→ **Given request**: The data below should be printed in full, exactly, and without any of its images.

→ **Material provided**:
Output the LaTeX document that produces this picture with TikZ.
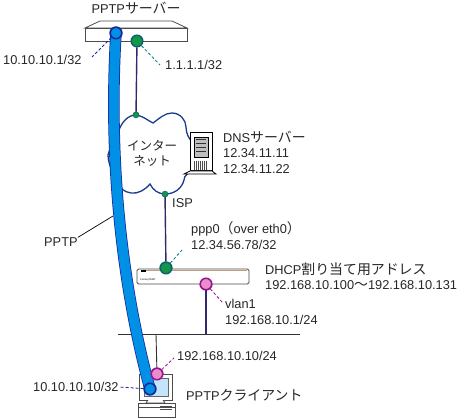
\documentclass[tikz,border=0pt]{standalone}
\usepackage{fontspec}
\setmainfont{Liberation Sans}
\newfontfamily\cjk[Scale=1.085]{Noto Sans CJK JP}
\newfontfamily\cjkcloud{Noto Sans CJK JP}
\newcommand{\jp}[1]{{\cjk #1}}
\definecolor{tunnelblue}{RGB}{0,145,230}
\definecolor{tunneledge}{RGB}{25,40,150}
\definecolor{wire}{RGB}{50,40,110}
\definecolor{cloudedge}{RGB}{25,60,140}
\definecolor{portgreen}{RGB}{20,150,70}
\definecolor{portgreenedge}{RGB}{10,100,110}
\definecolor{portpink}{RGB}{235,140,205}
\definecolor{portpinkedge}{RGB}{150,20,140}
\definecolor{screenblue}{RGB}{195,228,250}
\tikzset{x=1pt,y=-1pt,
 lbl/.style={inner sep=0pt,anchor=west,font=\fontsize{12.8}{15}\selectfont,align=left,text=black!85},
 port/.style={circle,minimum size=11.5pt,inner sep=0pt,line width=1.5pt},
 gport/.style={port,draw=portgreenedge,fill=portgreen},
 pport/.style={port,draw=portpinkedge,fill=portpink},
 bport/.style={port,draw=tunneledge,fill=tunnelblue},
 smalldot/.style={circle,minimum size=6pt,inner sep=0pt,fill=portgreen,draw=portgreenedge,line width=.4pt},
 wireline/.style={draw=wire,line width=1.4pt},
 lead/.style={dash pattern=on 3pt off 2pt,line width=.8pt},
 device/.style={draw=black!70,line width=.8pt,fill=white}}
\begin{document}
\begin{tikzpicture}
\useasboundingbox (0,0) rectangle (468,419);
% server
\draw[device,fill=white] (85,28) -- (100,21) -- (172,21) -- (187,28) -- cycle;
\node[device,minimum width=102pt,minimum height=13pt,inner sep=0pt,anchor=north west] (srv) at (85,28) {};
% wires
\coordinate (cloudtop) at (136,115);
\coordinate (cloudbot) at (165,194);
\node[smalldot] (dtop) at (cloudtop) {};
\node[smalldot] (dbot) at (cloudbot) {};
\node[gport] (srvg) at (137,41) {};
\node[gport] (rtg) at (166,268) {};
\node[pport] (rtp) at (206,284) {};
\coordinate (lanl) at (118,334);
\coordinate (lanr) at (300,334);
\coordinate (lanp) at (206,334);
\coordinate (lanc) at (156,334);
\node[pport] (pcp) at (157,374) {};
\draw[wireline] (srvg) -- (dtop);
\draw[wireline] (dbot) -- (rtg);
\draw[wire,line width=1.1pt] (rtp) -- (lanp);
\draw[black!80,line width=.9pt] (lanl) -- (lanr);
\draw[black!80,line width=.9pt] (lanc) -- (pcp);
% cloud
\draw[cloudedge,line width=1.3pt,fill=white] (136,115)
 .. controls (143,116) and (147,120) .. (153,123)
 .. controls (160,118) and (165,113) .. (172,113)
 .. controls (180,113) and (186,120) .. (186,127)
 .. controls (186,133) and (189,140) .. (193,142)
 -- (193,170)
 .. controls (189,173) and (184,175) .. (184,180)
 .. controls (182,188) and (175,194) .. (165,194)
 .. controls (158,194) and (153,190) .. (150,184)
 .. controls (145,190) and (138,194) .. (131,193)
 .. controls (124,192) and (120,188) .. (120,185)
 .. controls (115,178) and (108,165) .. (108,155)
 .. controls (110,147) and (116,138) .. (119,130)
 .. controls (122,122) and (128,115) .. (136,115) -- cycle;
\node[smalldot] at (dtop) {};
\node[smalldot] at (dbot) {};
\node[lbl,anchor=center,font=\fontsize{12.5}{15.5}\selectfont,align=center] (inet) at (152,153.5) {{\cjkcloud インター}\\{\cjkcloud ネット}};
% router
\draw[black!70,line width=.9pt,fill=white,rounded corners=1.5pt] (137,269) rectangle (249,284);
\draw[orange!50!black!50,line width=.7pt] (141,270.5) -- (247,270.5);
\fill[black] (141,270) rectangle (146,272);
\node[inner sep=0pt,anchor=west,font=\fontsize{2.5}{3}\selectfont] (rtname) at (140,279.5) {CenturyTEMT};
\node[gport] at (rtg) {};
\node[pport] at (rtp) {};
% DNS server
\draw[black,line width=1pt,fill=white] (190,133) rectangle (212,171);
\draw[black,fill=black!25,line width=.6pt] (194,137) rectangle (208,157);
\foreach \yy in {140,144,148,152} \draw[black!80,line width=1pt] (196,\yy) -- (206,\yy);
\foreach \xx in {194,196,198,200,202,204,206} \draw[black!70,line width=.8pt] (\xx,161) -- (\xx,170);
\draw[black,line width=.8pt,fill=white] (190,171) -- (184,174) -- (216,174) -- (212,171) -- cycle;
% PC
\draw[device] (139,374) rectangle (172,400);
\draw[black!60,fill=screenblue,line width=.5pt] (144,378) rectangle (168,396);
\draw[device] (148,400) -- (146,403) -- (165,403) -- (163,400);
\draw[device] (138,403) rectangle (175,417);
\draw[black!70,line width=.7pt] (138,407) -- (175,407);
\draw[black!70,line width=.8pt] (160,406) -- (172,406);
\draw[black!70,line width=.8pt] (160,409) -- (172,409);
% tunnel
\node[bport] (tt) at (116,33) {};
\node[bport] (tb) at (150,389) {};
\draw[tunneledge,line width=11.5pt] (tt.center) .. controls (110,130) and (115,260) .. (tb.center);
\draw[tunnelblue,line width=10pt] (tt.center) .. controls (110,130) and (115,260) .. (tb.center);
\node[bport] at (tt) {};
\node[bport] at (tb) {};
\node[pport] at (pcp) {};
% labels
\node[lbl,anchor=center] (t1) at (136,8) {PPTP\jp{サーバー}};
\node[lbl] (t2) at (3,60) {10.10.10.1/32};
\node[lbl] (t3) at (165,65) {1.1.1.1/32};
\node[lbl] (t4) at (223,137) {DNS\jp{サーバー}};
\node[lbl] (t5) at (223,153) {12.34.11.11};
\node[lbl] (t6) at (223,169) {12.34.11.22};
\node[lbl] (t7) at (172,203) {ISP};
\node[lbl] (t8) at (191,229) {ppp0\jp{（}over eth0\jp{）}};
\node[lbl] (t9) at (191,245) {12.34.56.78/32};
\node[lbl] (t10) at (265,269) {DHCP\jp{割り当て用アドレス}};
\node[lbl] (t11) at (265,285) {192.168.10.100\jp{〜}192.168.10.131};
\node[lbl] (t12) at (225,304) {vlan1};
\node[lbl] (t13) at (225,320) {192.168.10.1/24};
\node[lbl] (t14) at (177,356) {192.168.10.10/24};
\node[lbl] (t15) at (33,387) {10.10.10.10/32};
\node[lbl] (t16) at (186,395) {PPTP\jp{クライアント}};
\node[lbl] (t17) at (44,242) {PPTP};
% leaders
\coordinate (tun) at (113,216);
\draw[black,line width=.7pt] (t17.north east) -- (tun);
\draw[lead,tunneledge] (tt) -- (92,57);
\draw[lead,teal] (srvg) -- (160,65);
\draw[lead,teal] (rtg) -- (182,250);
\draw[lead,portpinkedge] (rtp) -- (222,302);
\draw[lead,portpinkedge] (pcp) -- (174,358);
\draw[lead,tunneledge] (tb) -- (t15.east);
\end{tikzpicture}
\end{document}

→ **Exercise result**:
Output the LaTeX document that produces this picture with TikZ.
\documentclass[tikz,border=0pt]{standalone}
\usepackage{fontspec}
\setmainfont{Liberation Sans}
\newfontfamily\cjk[Scale=1.085]{Noto Sans CJK JP}
\newfontfamily\cjkcloud{Noto Sans CJK JP}
\newcommand{\jp}[1]{{\cjk #1}}
\definecolor{tunnelblue}{RGB}{0,145,230}
\definecolor{tunneledge}{RGB}{25,40,150}
\definecolor{wire}{RGB}{50,40,110}
\definecolor{cloudedge}{RGB}{25,60,140}
\definecolor{portgreen}{RGB}{20,150,70}
\definecolor{portgreenedge}{RGB}{10,100,110}
\definecolor{portpink}{RGB}{235,140,205}
\definecolor{portpinkedge}{RGB}{150,20,140}
\definecolor{screenblue}{RGB}{195,228,250}
\tikzset{x=1pt,y=-1pt,
 lbl/.style={inner sep=0pt,anchor=west,font=\fontsize{12.8}{15}\selectfont,align=left,text=black!85},
 port/.style={circle,minimum size=11.5pt,inner sep=0pt,line width=1.5pt},
 gport/.style={port,draw=portgreenedge,fill=portgreen},
 pport/.style={port,draw=portpinkedge,fill=portpink},
 bport/.style={port,draw=tunneledge,fill=tunnelblue},
 smalldot/.style={circle,minimum size=6pt,inner sep=0pt,fill=portgreen,draw=portgreenedge,line width=.4pt},
 wireline/.style={draw=wire,line width=1.4pt},
 lead/.style={dash pattern=on 3pt off 2pt,line width=.8pt},
 device/.style={draw=black!70,line width=.8pt,fill=white}}
\begin{document}
\begin{tikzpicture}
\useasboundingbox (0,0) rectangle (468,419);
% server
\draw[device,fill=white] (85,28) -- (100,21) -- (172,21) -- (187,28) -- cycle;
\node[device,minimum width=102pt,minimum height=13pt,inner sep=0pt,anchor=north west] (srv) at (85,28) {};
% wires
\coordinate (cloudtop) at (136,115);
\coordinate (cloudbot) at (165,194);
\node[smalldot] (dtop) at (cloudtop) {};
\node[smalldot] (dbot) at (cloudbot) {};
\node[gport] (srvg) at (137,41) {};
\node[gport] (rtg) at (166,268) {};
\node[pport] (rtp) at (206,284) {};
\coordinate (lanl) at (118,334);
\coordinate (lanr) at (300,334);
\coordinate (lanp) at (206,334);
\coordinate (lanc) at (156,334);
\node[pport] (pcp) at (157,374) {};
\draw[wireline] (srvg) -- (dtop);
\draw[wireline] (dbot) -- (rtg);
\draw[wire,line width=1.1pt] (rtp) -- (lanp);
\draw[black!80,line width=.9pt] (lanl) -- (lanr);
\draw[black!80,line width=.9pt] (lanc) -- (pcp);
% cloud
\draw[cloudedge,line width=1.3pt,fill=white] (136,115)
 .. controls (143,116) and (147,120) .. (153,123)
 .. controls (160,118) and (165,113) .. (172,113)
 .. controls (180,113) and (186,120) .. (186,127)
 .. controls (186,133) and (189,140) .. (193,142)
 -- (193,170)
 .. controls (189,173) and (184,175) .. (184,180)
 .. controls (182,188) and (175,194) .. (165,194)
 .. controls (158,194) and (153,190) .. (150,184)
 .. controls (145,190) and (138,194) .. (131,193)
 .. controls (124,192) and (120,188) .. (120,185)
 .. controls (115,178) and (108,165) .. (108,155)
 .. controls (110,147) and (116,138) .. (119,130)
 .. controls (122,122) and (128,115) .. (136,115) -- cycle;
\node[smalldot] at (dtop) {};
\node[smalldot] at (dbot) {};
\node[lbl,anchor=center,font=\fontsize{12.5}{15.5}\selectfont,align=center] (inet) at (152,153.5) {{\cjkcloud インター}\\{\cjkcloud ネット}};
% router
\draw[black!70,line width=.9pt,fill=white,rounded corners=1.5pt] (137,269) rectangle (249,284);
\draw[orange!50!black!50,line width=.7pt] (141,270.5) -- (247,270.5);
\fill[black] (141,270) rectangle (146,272);
\node[inner sep=0pt,anchor=west,font=\fontsize{2.5}{3}\selectfont] (rtname) at (140,279.5) {CenturyTEMT};
\node[gport] at (rtg) {};
\node[pport] at (rtp) {};
% DNS server
\draw[black,line width=1pt,fill=white] (190,133) rectangle (212,171);
\draw[black,fill=black!25,line width=.6pt] (194,137) rectangle (208,157);
\foreach \yy in {140,144,148,152} \draw[black!80,line width=1pt] (196,\yy) -- (206,\yy);
\foreach \xx in {194,196,198,200,202,204,206} \draw[black!70,line width=.8pt] (\xx,161) -- (\xx,170);
\draw[black,line width=.8pt,fill=white] (190,171) -- (184,174) -- (216,174) -- (212,171) -- cycle;
% PC
\draw[device] (139,374) rectangle (172,400);
\draw[black!60,fill=screenblue,line width=.5pt] (144,378) rectangle (168,396);
\draw[device] (148,400) -- (146,403) -- (165,403) -- (163,400);
\draw[device] (138,403) rectangle (175,417);
\draw[black!70,line width=.7pt] (138,407) -- (175,407);
\draw[black!70,line width=.8pt] (160,406) -- (172,406);
\draw[black!70,line width=.8pt] (160,409) -- (172,409);
% tunnel
\node[bport] (tt) at (116,33) {};
\node[bport] (tb) at (150,389) {};
\draw[tunneledge,line width=11.5pt] (tt.center) .. controls (110,130) and (115,260) .. (tb.center);
\draw[tunnelblue,line width=10pt] (tt.center) .. controls (110,130) and (115,260) .. (tb.center);
\node[bport] at (tt) {};
\node[bport] at (tb) {};
\node[pport] at (pcp) {};
% labels
\node[lbl,anchor=center] (t1) at (136,8) {PPTP\jp{サーバー}};
\node[lbl] (t2) at (3,60) {10.10.10.1/32};
\node[lbl] (t3) at (165,65) {1.1.1.1/32};
\node[lbl] (t4) at (223,137) {DNS\jp{サーバー}};
\node[lbl] (t5) at (223,153) {12.34.11.11};
\node[lbl] (t6) at (223,169) {12.34.11.22};
\node[lbl] (t7) at (172,203) {ISP};
\node[lbl] (t8) at (191,229) {ppp0\jp{（}over eth0\jp{）}};
\node[lbl] (t9) at (191,245) {12.34.56.78/32};
\node[lbl] (t10) at (265,269) {DHCP\jp{割り当て用アドレス}};
\node[lbl] (t11) at (265,285) {192.168.10.100\jp{〜}192.168.10.131};
\node[lbl] (t12) at (225,304) {vlan1};
\node[lbl] (t13) at (225,320) {192.168.10.1/24};
\node[lbl] (t14) at (177,356) {192.168.10.10/24};
\node[lbl] (t15) at (33,387) {10.10.10.10/32};
\node[lbl] (t16) at (186,395) {PPTP\jp{クライアント}};
\node[lbl] (t17) at (44,242) {PPTP};
% leaders
\coordinate (tun) at (113,216);
\draw[black,line width=.7pt] (t17.north east) -- (tun);
\draw[lead,tunneledge] (tt) -- (92,57);
\draw[lead,teal] (srvg) -- (160,65);
\draw[lead,teal] (rtg) -- (182,250);
\draw[lead,portpinkedge] (rtp) -- (222,302);
\draw[lead,portpinkedge] (pcp) -- (174,358);
\draw[lead,tunneledge] (tb) -- (t15.east);
\end{tikzpicture}
\end{document}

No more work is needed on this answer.